> Source data
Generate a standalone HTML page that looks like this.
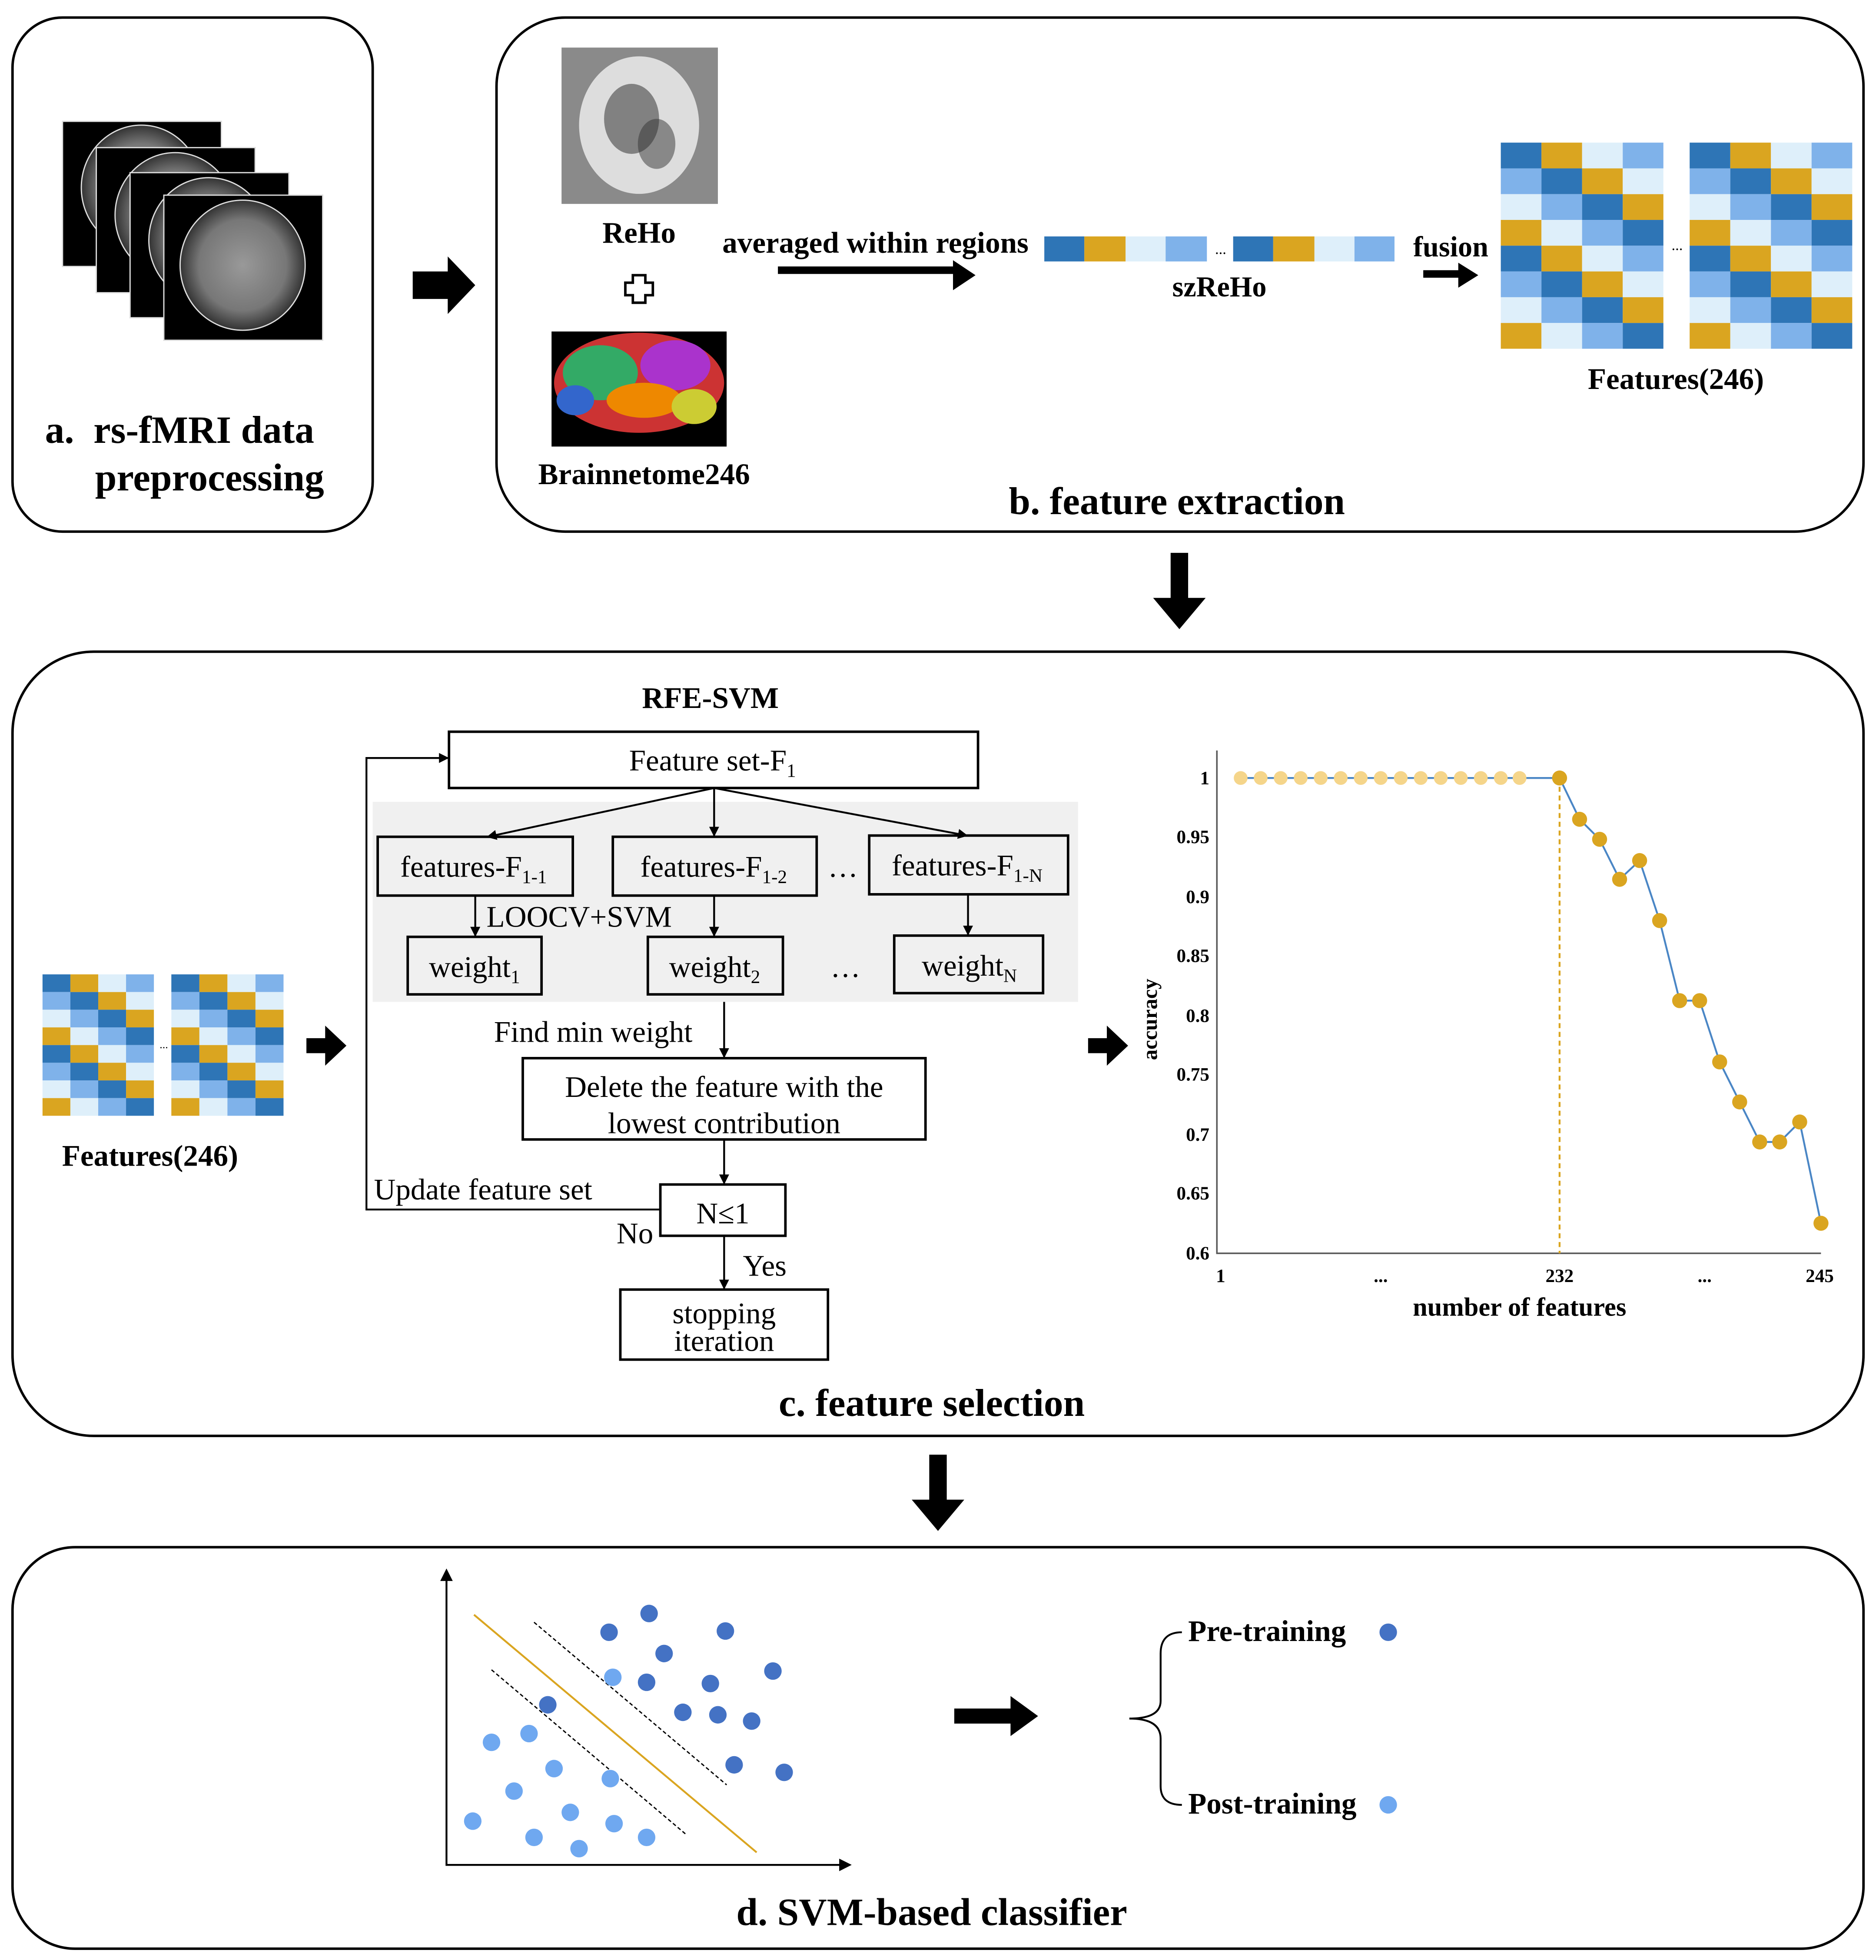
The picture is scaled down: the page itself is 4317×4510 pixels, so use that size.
<!DOCTYPE html>
<html><head><meta charset="utf-8"><style>html,body{margin:0;padding:0;background:#fff}svg{display:block}</style></head><body>
<svg width="4317" height="4510" viewBox="0 0 1500 1567" xmlns="http://www.w3.org/2000/svg" font-family="Liberation Serif, serif">
<defs>
<marker id="ah" markerWidth="8" markerHeight="8" refX="7" refY="4" orient="auto" markerUnits="userSpaceOnUse"><path d="M0,0 L8,4 L0,8 z" fill="#000"/></marker>
<radialGradient id="brain" cx="50%" cy="50%" r="50%"><stop offset="0" stop-color="#999"/><stop offset="0.7" stop-color="#777"/><stop offset="1" stop-color="#333"/></radialGradient>
<g id="grid4">
<rect x="0" y="0" width="32.5" height="20.6" fill="#2e75b6"/><rect x="32.5" y="0" width="32.5" height="20.6" fill="#daa520"/><rect x="65" y="0" width="32.5" height="20.6" fill="#deeffa"/><rect x="97.5" y="0" width="32.5" height="20.6" fill="#7fb2ea"/>
<rect x="0" y="20.6" width="32.5" height="20.6" fill="#7fb2ea"/><rect x="32.5" y="20.6" width="32.5" height="20.6" fill="#2e75b6"/><rect x="65" y="20.6" width="32.5" height="20.6" fill="#daa520"/><rect x="97.5" y="20.6" width="32.5" height="20.6" fill="#deeffa"/>
<rect x="0" y="41.2" width="32.5" height="20.6" fill="#deeffa"/><rect x="32.5" y="41.2" width="32.5" height="20.6" fill="#7fb2ea"/><rect x="65" y="41.2" width="32.5" height="20.6" fill="#2e75b6"/><rect x="97.5" y="41.2" width="32.5" height="20.6" fill="#daa520"/>
<rect x="0" y="61.8" width="32.5" height="20.6" fill="#daa520"/><rect x="32.5" y="61.8" width="32.5" height="20.6" fill="#deeffa"/><rect x="65" y="61.8" width="32.5" height="20.6" fill="#7fb2ea"/><rect x="97.5" y="61.8" width="32.5" height="20.6" fill="#2e75b6"/>
<rect x="0" y="82.4" width="32.5" height="20.6" fill="#2e75b6"/><rect x="32.5" y="82.4" width="32.5" height="20.6" fill="#daa520"/><rect x="65" y="82.4" width="32.5" height="20.6" fill="#deeffa"/><rect x="97.5" y="82.4" width="32.5" height="20.6" fill="#7fb2ea"/>
<rect x="0" y="103" width="32.5" height="20.6" fill="#7fb2ea"/><rect x="32.5" y="103" width="32.5" height="20.6" fill="#2e75b6"/><rect x="65" y="103" width="32.5" height="20.6" fill="#daa520"/><rect x="97.5" y="103" width="32.5" height="20.6" fill="#deeffa"/>
<rect x="0" y="123.6" width="32.5" height="20.6" fill="#deeffa"/><rect x="32.5" y="123.6" width="32.5" height="20.6" fill="#7fb2ea"/><rect x="65" y="123.6" width="32.5" height="20.6" fill="#2e75b6"/><rect x="97.5" y="123.6" width="32.5" height="20.6" fill="#daa520"/>
<rect x="0" y="144.2" width="32.5" height="20.6" fill="#daa520"/><rect x="32.5" y="144.2" width="32.5" height="20.6" fill="#deeffa"/><rect x="65" y="144.2" width="32.5" height="20.6" fill="#7fb2ea"/><rect x="97.5" y="144.2" width="32.5" height="20.6" fill="#2e75b6"/>
</g>
</defs>
<rect width="1500" height="1567" fill="#fff"/>
<g fill="none" stroke="#000" stroke-width="2">
<rect x="10" y="14" width="288" height="411" rx="40"/>
<rect x="397" y="14" width="1093" height="411" rx="55"/>
<rect x="10" y="521" width="1480" height="627" rx="65"/>
<rect x="10" y="1237" width="1480" height="321" rx="50"/>
</g>
<g stroke="#ddd" stroke-width="1">
<rect x="50" y="97" width="127" height="116" fill="#000"/><ellipse cx="113" cy="150" rx="48" ry="50" fill="url(#brain)"/>
<rect x="77" y="118" width="127" height="116" fill="#000"/><ellipse cx="140" cy="172" rx="48" ry="50" fill="url(#brain)"/>
<rect x="104" y="138" width="127" height="116" fill="#000"/><ellipse cx="167" cy="192" rx="48" ry="50" fill="url(#brain)"/>
<rect x="131" y="156" width="127" height="116" fill="#000"/><ellipse cx="194" cy="212" rx="50" ry="52" fill="url(#brain)"/>
</g>
<text x="36" y="354" font-size="31" font-weight="bold" xml:space="preserve">a.  rs-fMRI data</text>
<text x="76" y="392" font-size="31" font-weight="bold">preprocessing</text>
<path d="M330,217 h28 v-12 l22,23 l-22,23 v-12 h-28z" fill="#000"/>
<rect x="449" y="38" width="125" height="125" fill="#8a8a8a"/>
<ellipse cx="511" cy="100" rx="48" ry="55" fill="#ddd"/><ellipse cx="505" cy="95" rx="22" ry="28" fill="#444" opacity="0.6"/><ellipse cx="525" cy="115" rx="15" ry="20" fill="#333" opacity="0.5"/>
<text x="511" y="194" font-size="24" font-weight="bold" text-anchor="middle">ReHo</text>
<path d="M506,220 h10 v6 h6 v10 h-6 v6 h-10 v-6 h-6 v-10 h6z" fill="none" stroke="#000" stroke-width="2"/>
<rect x="441" y="265" width="140" height="92" fill="#000"/>
<ellipse cx="511" cy="306" rx="68" ry="40" fill="#c33"/>
<ellipse cx="480" cy="298" rx="30" ry="22" fill="#3a6"/><ellipse cx="540" cy="292" rx="28" ry="20" fill="#a3c"/><ellipse cx="515" cy="320" rx="30" ry="14" fill="#e80"/><ellipse cx="460" cy="320" rx="15" ry="12" fill="#36c"/><ellipse cx="555" cy="325" rx="18" ry="14" fill="#cc3"/>
<text x="515" y="387" font-size="24" font-weight="bold" text-anchor="middle">Brainnetome246</text>
<text x="700" y="202" font-size="24" font-weight="bold" text-anchor="middle">averaged within regions</text>
<path d="M622,216 H765" stroke="#000" stroke-width="6"/><path d="M762,208 l18,12 l-18,12z" fill="#000"/>
<rect x="835" y="189" width="32" height="20" fill="#2e75b6"/><rect x="867" y="189" width="33" height="20" fill="#daa520"/><rect x="900" y="189" width="32" height="20" fill="#deeffa"/><rect x="932" y="189" width="33" height="20" fill="#7fb2ea"/>
<text x="976" y="203" font-size="12" text-anchor="middle">...</text>
<rect x="986" y="189" width="32" height="20" fill="#2e75b6"/><rect x="1018" y="189" width="33" height="20" fill="#daa520"/><rect x="1051" y="189" width="32" height="20" fill="#deeffa"/><rect x="1083" y="189" width="32" height="20" fill="#7fb2ea"/>
<text x="975" y="237" font-size="23" font-weight="bold" text-anchor="middle">szReHo</text>
<text x="1160" y="205" font-size="23" font-weight="bold" text-anchor="middle">fusion</text>
<path d="M1138,219 H1170" stroke="#000" stroke-width="6"/><path d="M1166,210 l16,10 l-16,10z" fill="#000"/>
<use href="#grid4" x="1200" y="114"/><use href="#grid4" x="1351" y="114"/>
<text x="1341" y="200" font-size="12" text-anchor="middle">...</text>
<text x="1340" y="311" font-size="24" font-weight="bold" text-anchor="middle">Features(246)</text>
<text x="941" y="411" font-size="31" font-weight="bold" text-anchor="middle">b. feature extraction</text>
<path d="M936,442 h14 v36 h14 l-21,25 l-21,-25 h14z" fill="#000"/>
<use href="#grid4" transform="translate(34,779) scale(0.685,0.686)"/>
<use href="#grid4" transform="translate(137,779) scale(0.69,0.686)"/>
<text x="131" y="838" font-size="9" text-anchor="middle">...</text>
<text x="120" y="932" font-size="24" font-weight="bold" text-anchor="middle">Features(246)</text>
<path d="M245,830 h15 v-10 l17,16 l-17,16 v-10 h-15z" fill="#000"/>
<text x="568" y="566" font-size="24" font-weight="bold" text-anchor="middle">RFE-SVM</text>
<rect x="298" y="641" width="564" height="160" fill="#f0f0f0"/>
<g fill="none" stroke="#000" stroke-width="2">
<rect x="359" y="585" width="423" height="45" fill="#fff"/>
<rect x="302" y="669" width="156" height="47"/><rect x="490" y="669" width="163" height="47"/><rect x="695" y="668" width="159" height="47"/>
<rect x="326" y="749" width="107" height="46"/><rect x="518" y="749" width="108" height="46"/><rect x="715" y="748" width="119" height="46"/>
<rect x="418" y="846" width="322" height="65"/><rect x="528" y="947" width="100" height="41"/><rect x="496" y="1031" width="166" height="56"/>
</g>
<g stroke="#000" stroke-width="1.5" fill="none" marker-end="url(#ah)">
<path d="M571,630 L390,669"/><path d="M571,630 V668"/><path d="M571,630 L773,668"/>
<path d="M380,716 V748"/><path d="M571,716 V748"/><path d="M774,715 V747"/>
<path d="M579,801 V845"/><path d="M579,911 V946"/><path d="M579,988 V1030"/>
<path d="M528,967 H293 V606 H358"/>
</g>
<g font-size="24">
<text x="503" y="616">Feature set-F<tspan font-size="15" dy="5">1</tspan></text>
<text x="320" y="701">features-F<tspan font-size="15" dy="5">1-1</tspan></text>
<text x="512" y="701">features-F<tspan font-size="15" dy="5">1-2</tspan></text>
<text x="662" y="701">…</text>
<text x="713" y="700">features-F<tspan font-size="15" dy="5">1-N</tspan></text>
<text x="389" y="741">LOOCV+SVM</text>
<text x="343" y="781">weight<tspan font-size="15" dy="5">1</tspan></text>
<text x="535" y="781">weight<tspan font-size="15" dy="5">2</tspan></text>
<text x="664" y="781">…</text>
<text x="737" y="780">weight<tspan font-size="15" dy="5">N</tspan></text>
<text x="395" y="833">Find min weight</text>
<text x="579" y="877" text-anchor="middle">Delete the feature with the</text>
<text x="579" y="906" text-anchor="middle">lowest contribution</text>
<text x="299" y="959">Update feature set</text>
<text x="578" y="978" text-anchor="middle">N≤1</text>
<text x="493" y="994">No</text>
<text x="594" y="1020">Yes</text>
<text x="579" y="1058" text-anchor="middle">stopping</text>
<text x="579" y="1080" text-anchor="middle">iteration</text>
</g>
<path d="M870,830 h15 v-10 l17,16 l-17,16 v-10 h-15z" fill="#000"/>
<path d="M973,600 V1002 H1456" fill="none" stroke="#555" stroke-width="1.2"/>
<g font-size="15" font-weight="bold" text-anchor="end">
<text x="967" y="627">1</text><text x="967" y="674">0.95</text><text x="967" y="722">0.9</text><text x="967" y="769">0.85</text><text x="967" y="817">0.8</text><text x="967" y="864">0.75</text><text x="967" y="912">0.7</text><text x="967" y="959">0.65</text><text x="967" y="1007">0.6</text>
</g>
<g font-size="15" font-weight="bold" text-anchor="middle">
<text x="976" y="1025">1</text><text x="1104" y="1025">...</text><text x="1247" y="1025">232</text><text x="1363" y="1025">...</text><text x="1455" y="1025">245</text>
</g>
<text x="1215" y="1052" font-size="21" font-weight="bold" text-anchor="middle">number of features</text>
<text transform="translate(925,815) rotate(-90)" font-size="17" font-weight="bold" text-anchor="middle">accuracy</text>
<path d="M1247,622 V1002" stroke="#daa520" stroke-width="1.5" stroke-dasharray="4,3"/>
<path d="M992,622 H1247 L1263,655 L1279,671 L1295,703 L1311,688 L1327,736 L1343,800 L1359,800 L1375,849 L1391,881 L1407,913 L1423,913 L1439,897 L1456,978" fill="none" stroke="#4a86c5" stroke-width="1.5"/>
<g fill="#f5d58a"><circle cx="992" cy="622" r="5.5"/><circle cx="1008" cy="622" r="5.5"/><circle cx="1024" cy="622" r="5.5"/><circle cx="1040" cy="622" r="5.5"/><circle cx="1056" cy="622" r="5.5"/><circle cx="1072" cy="622" r="5.5"/><circle cx="1088" cy="622" r="5.5"/><circle cx="1104" cy="622" r="5.5"/><circle cx="1120" cy="622" r="5.5"/><circle cx="1136" cy="622" r="5.5"/><circle cx="1152" cy="622" r="5.5"/><circle cx="1168" cy="622" r="5.5"/><circle cx="1184" cy="622" r="5.5"/><circle cx="1200" cy="622" r="5.5"/><circle cx="1215" cy="622" r="5.5"/></g>
<g fill="#daa520"><circle cx="1247" cy="622" r="6"/><circle cx="1263" cy="655" r="6"/><circle cx="1279" cy="671" r="6"/><circle cx="1295" cy="703" r="6"/><circle cx="1311" cy="688" r="6"/><circle cx="1327" cy="736" r="6"/><circle cx="1343" cy="800" r="6"/><circle cx="1359" cy="800" r="6"/><circle cx="1375" cy="849" r="6"/><circle cx="1391" cy="881" r="6"/><circle cx="1407" cy="913" r="6"/><circle cx="1423" cy="913" r="6"/><circle cx="1439" cy="897" r="6"/><circle cx="1456" cy="978" r="6"/></g>
<text x="745" y="1132" font-size="31" font-weight="bold" text-anchor="middle">c. feature selection</text>
<path d="M743,1163 h14 v36 h14 l-21,25 l-21,-25 h14z" fill="#000"/>
<path d="M357,1260 V1491 H675" fill="none" stroke="#000" stroke-width="1.5"/>
<path d="M352,1264 l5,-10 l5,10z M671,1486 l10,5 l-10,5z" fill="#000"/>
<path d="M379,1291 L605,1481" stroke="#daa520" stroke-width="1.5"/>
<path d="M427,1297 L581,1427 M393,1335 L549,1467" stroke="#000" stroke-width="1" stroke-dasharray="3,2"/>
<g fill="#4472c4"><circle cx="519" cy="1290" r="7"/><circle cx="487" cy="1305" r="7"/><circle cx="580" cy="1304" r="7"/><circle cx="531" cy="1322" r="7"/><circle cx="618" cy="1336" r="7"/><circle cx="517" cy="1345" r="7"/><circle cx="568" cy="1346" r="7"/><circle cx="438" cy="1363" r="7"/><circle cx="546" cy="1369" r="7"/><circle cx="574" cy="1371" r="7"/><circle cx="601" cy="1376" r="7"/><circle cx="587" cy="1411" r="7"/><circle cx="627" cy="1417" r="7"/><circle cx="1110" cy="1305" r="7"/></g>
<g fill="#6fa8f0"><circle cx="490" cy="1341" r="7"/><circle cx="393" cy="1393" r="7"/><circle cx="423" cy="1386" r="7"/><circle cx="443" cy="1414" r="7"/><circle cx="488" cy="1422" r="7"/><circle cx="411" cy="1432" r="7"/><circle cx="456" cy="1449" r="7"/><circle cx="378" cy="1456" r="7"/><circle cx="491" cy="1458" r="7"/><circle cx="427" cy="1469" r="7"/><circle cx="517" cy="1469" r="7"/><circle cx="463" cy="1478" r="7"/><circle cx="1110" cy="1443" r="7"/></g>
<path d="M763,1366 h45 v-10 l22,16 l-22,16 v-10 h-45z" fill="#000"/>
<path d="M945,1305 Q928,1305 928,1322 V1360 Q928,1374 903,1374 Q928,1374 928,1390 V1428 Q928,1443 945,1443" fill="none" stroke="#000" stroke-width="1.5"/>
<text x="950" y="1312" font-size="24" font-weight="bold">Pre-training</text>
<text x="950" y="1450" font-size="24" font-weight="bold">Post-training</text>
<text x="745" y="1539" font-size="31" font-weight="bold" text-anchor="middle">d. SVM-based classifier</text>
</svg>
</body></html>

> To be done
Pick out every line holding the string "that" and return it.

> Output below
Generate a standalone HTML page that looks like this.
The picture is scaled down: the page itself is 4317×4510 pixels, so use that size.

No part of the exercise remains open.